Your goal :: From the first line of the listing below to the line with "plt.rcParams['font.family'] = FONT", print each line exactly, and nothing more. Leave out the pictures.

Information given ::
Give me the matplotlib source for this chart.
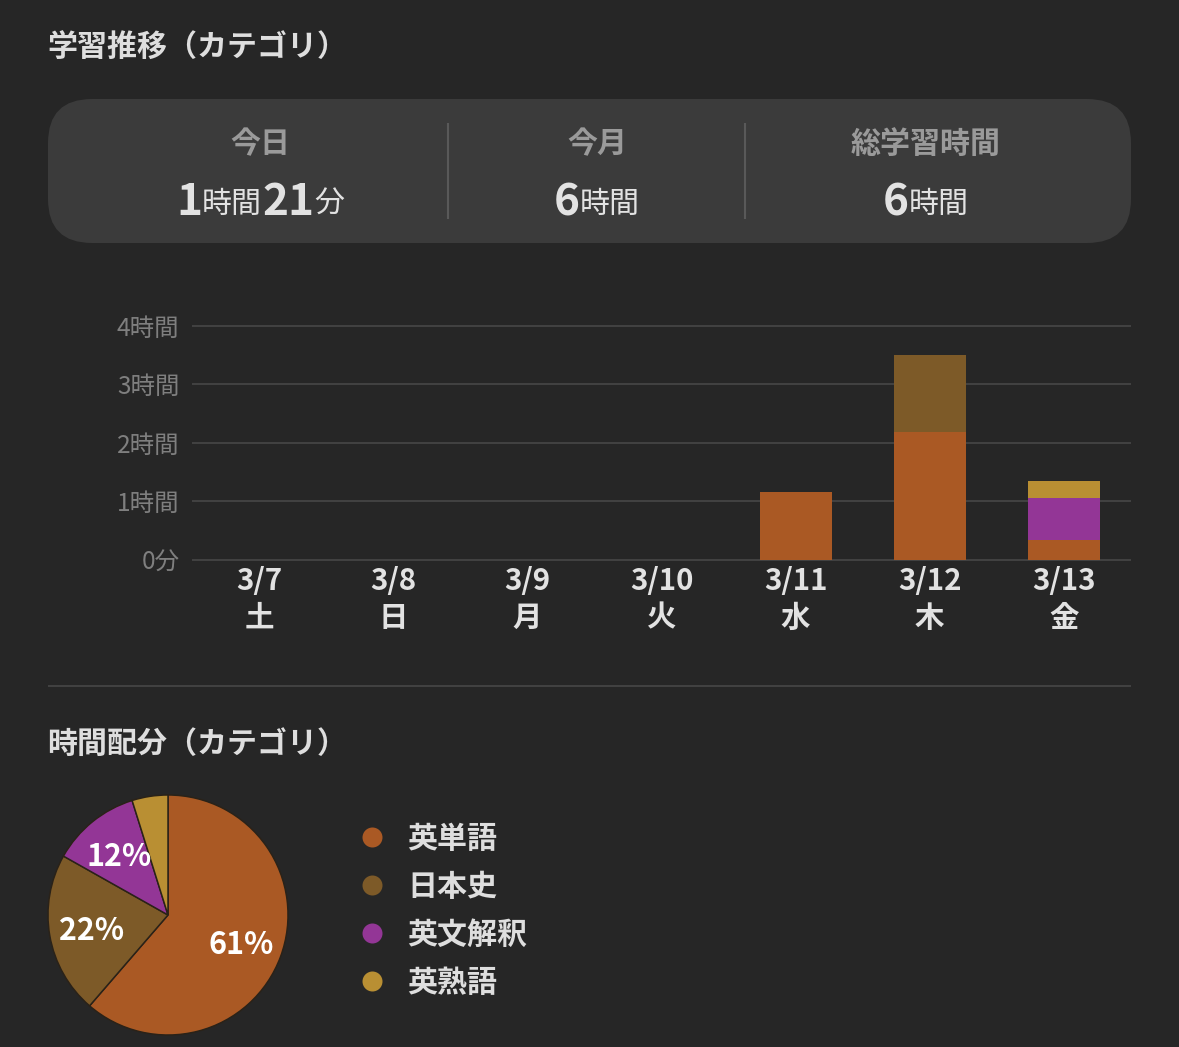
import matplotlib
matplotlib.use("Agg")
import matplotlib.pyplot as plt
from matplotlib.patches import FancyBboxPatch

FONT = ['Noto Sans CJK JP', 'DejaVu Sans']
plt.rcParams['font.family'] = FONT

days = ["3/7\n土", "3/8\n日", "3/9\n月", "3/10\n火", "3/11\n水", "3/12\n木", "3/13\n金"]
categories = ["英単語", "日本史", "英文解釈", "英熟語"]
eitango = [0, 0, 0, 0, 1.16, 2.18, 0.34]
nihonshi = [0, 0, 0, 0, 0, 1.31, 0]
eibun = [0, 0, 0, 0, 0, 0, 0.72]
eijukugo = [0, 0, 0, 0, 0, 0, 0.29]
series = [eitango, nihonshi, eibun, eijukugo]
colors = ["#aa5924", "#7d5a28", "#933696", "#b98f33"]
ytick_vals = [0, 1, 2, 3, 4]
ytick_labels = ["0分", "1時間", "2時間", "3時間", "4時間"]
share_values = [3.68, 1.31, 0.72, 0.29]
stat_titles = ["今日", "今月", "総学習時間"]
stat_values = [[("1", 1), ("時間", 0), ("21", 1), ("分", 0)], [("6", 1), ("時間", 0)], [("6", 1), ("時間", 0)]]
stat_centers = [260, 597, 926]

W, H = 1179, 1047
BG = "#262626"
fig = plt.figure(figsize=(W / 100, H / 100), dpi=100, facecolor=BG)

def rect(l, t, r, b):
    return [l / W, 1 - b / H, (r - l) / W, (b - t) / H]

ov = fig.add_axes([0, 0, 1, 1], zorder=0)
ov.set_xlim(0, W); ov.set_ylim(H, 0); ov.axis("off")
px = 72 / 100

def T(x, y, s, size, color="#e2e2e2", weight="normal", ha="left"):
    return ov.text(x, y, s, fontsize=size * px, color=color, fontweight=weight, ha=ha, va="center", family=FONT)

T(47, 48, "学習推移（カテゴリ）", 30, weight="bold", color="#dedede")
T(47, 744, "時間配分（カテゴリ）", 30, weight="bold", color="#dedede")

ov.add_patch(FancyBboxPatch((48 + 44, 99 + 44), 1083 - 88, 144 - 88,
                            boxstyle="round,pad=44,rounding_size=44", fc="#3b3b3b", ec="none"))
for x in (448, 745):
    ov.plot([x, x], [123, 219], color="#595959", lw=1.5 * px * 1.4, solid_capstyle="butt")
ov.plot([48, 1131], [686, 686], color="#4a4a4a", lw=1.5 * px, solid_capstyle="butt")

for c, t in zip(stat_centers, stat_titles):
    T(c, 144, t, 30, color="#9a9a9a", weight="bold", ha="center")

r = fig.canvas.get_renderer()
for c, parts in zip(stat_centers, stat_values):
    arts = []
    for s, big in parts:
        arts.append(T(0, 202 if big else 204, s, 44 if big else 30, weight="bold" if big else "normal"))
    ws = [a.get_window_extent(r).width for a in arts]
    x = c - sum(ws) / 2
    for a, w in zip(arts, ws):
        a.set_x(x)
        x += w

# bar chart
ax = fig.add_axes(rect(192, 325.5, 1131, 560), zorder=1)
ax.patch.set_alpha(0)
bottom = [0.0] * len(days)
for vals, col in zip(series, colors):
    ax.bar(range(len(days)), vals, 0.537, bottom=bottom, color=col, zorder=3)
    bottom = [b + v for b, v in zip(bottom, vals)]
ax.set_xlim(-0.5, 6.5)
ax.set_ylim(0, 4)
ax.set_yticks(ytick_vals, ytick_labels, fontsize=24.5 * px, color="#7f7f7f")
ax.set_xticks(range(len(days)), days, fontsize=29.5 * px, color="#e2e2e2", fontweight="bold", linespacing=1.27)
ax.tick_params(axis="both", length=0)
ax.tick_params(axis="y", pad=9)
ax.tick_params(axis="x", pad=4.5)
ax.grid(axis="y", color="#4a4a4a", lw=1.5 * px, zorder=0)
ax.set_axisbelow(True)
for s in ax.spines.values():
    s.set_visible(False)
for gl in ax.get_ygridlines():
    gl.set_clip_on(False)
    gl.set_solid_capstyle("butt")

# pie
pa = fig.add_axes(rect(48, 795, 288, 1035), zorder=1)
wedges, _, autos = pa.pie(share_values, colors=colors, startangle=90, counterclock=False, radius=1,
                          autopct=lambda p: f"{p:.0f}%" if p >= 10 else "", pctdistance=0.65,
                          wedgeprops=dict(edgecolor="#2a2218", linewidth=1.5 * px),
                          textprops=dict(color="white", fontsize=30.5 * px, fontweight="bold"))
pa.set_xlim(-1, 1); pa.set_ylim(-1, 1)
for a in autos:
    a.set_y(a.get_position()[1] - 0.02)

# legend
for y, col, name in zip((837, 885, 933, 981), colors, categories):
    ov.plot([372], [y], "o", ms=20 * px, color=col, mec="none")
    T(407, y + 2, name, 30, color="#dedede", weight="bold")

fig.savefig("out.png", dpi=100, facecolor=BG)
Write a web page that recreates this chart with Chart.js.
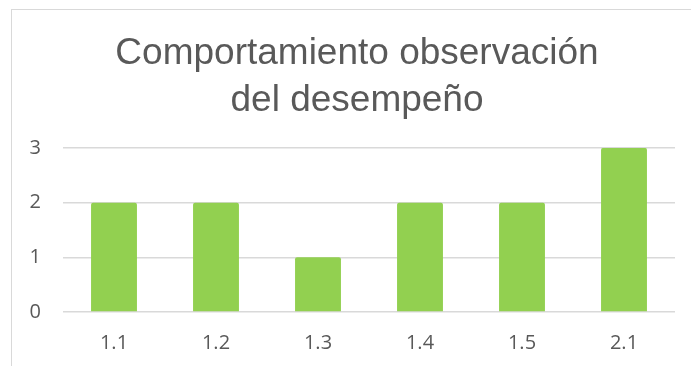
<!DOCTYPE html>
<html>
<head>
<meta charset="utf-8">
<script src="https://cdn.jsdelivr.net/npm/chart.js@4/dist/chart.umd.min.js"></script>
<style>
html,body{margin:0;padding:0;background:#fff;overflow:hidden;}
#frame{position:absolute;left:11px;top:9px;width:720px;height:400px;border:1px solid #d9d9d9;}
#wrap{position:absolute;left:0;top:0;width:691px;height:366px;}
</style>
</head>
<body>
<div id="frame"></div>
<div id="wrap"><canvas id="chart" width="691" height="366"></canvas></div>
<script>
// categorias y valores
const categorias = ["1.1","1.2","1.3","1.4","1.5","2.1"];
const valores = [2,2,1,2,2,3];
const titulo = ["Comportamiento observación","del desempeño"];

const gris = "#595959";

// el titulo se centra sobre el marco completo, no sobre el canvas
const centrarTitulo = {
id:"centrarTitulo",
afterLayout(chart){
if(chart.titleBlock) chart.titleBlock.left = 39;
}
};

new Chart(document.getElementById("chart"),{
type:"bar",
data:{
labels:categorias,
datasets:[{
data:valores,
backgroundColor:"#92d050",
borderRadius:2,
borderSkipped:"bottom",
categoryPercentage:1,
barPercentage:0.45
}]
},
options:{
responsive:false,
animation:false,
layout:{padding:{left:0,right:16,top:30,bottom:7}},
plugins:{
legend:{display:false},
tooltip:{enabled:false},
title:{
display:true,
text:titulo,
color:gris,
font:{family:"Liberation Sans",size:37,weight:"normal",lineHeight:1.27},
padding:{top:0,bottom:24}
}
},
scales:{
x:{
grid:{display:true,drawOnChartArea:false,color:"rgba(0,0,0,0)",tickLength:15},
border:{display:false},
ticks:{color:gris,font:{family:"Open Sans",size:20},padding:4}
},
y:{
min:0,max:3,
afterFit:s=>{s.width=63;},
grid:{color:"#d9d9d9",lineWidth:1.5,drawTicks:false},
border:{display:false},
ticks:{stepSize:1,color:gris,font:{family:"Open Sans",size:20},padding:22}
}
}
},
plugins:[centrarTitulo]
});
</script>
</body>
</html>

Completed exercise ::
Give me the matplotlib source for this chart.
import matplotlib
matplotlib.use("Agg")
import matplotlib.pyplot as plt
from matplotlib.patches import FancyBboxPatch

FONT = ['Noto Sans CJK JP', 'DejaVu Sans']
plt.rcParams['font.family'] = FONT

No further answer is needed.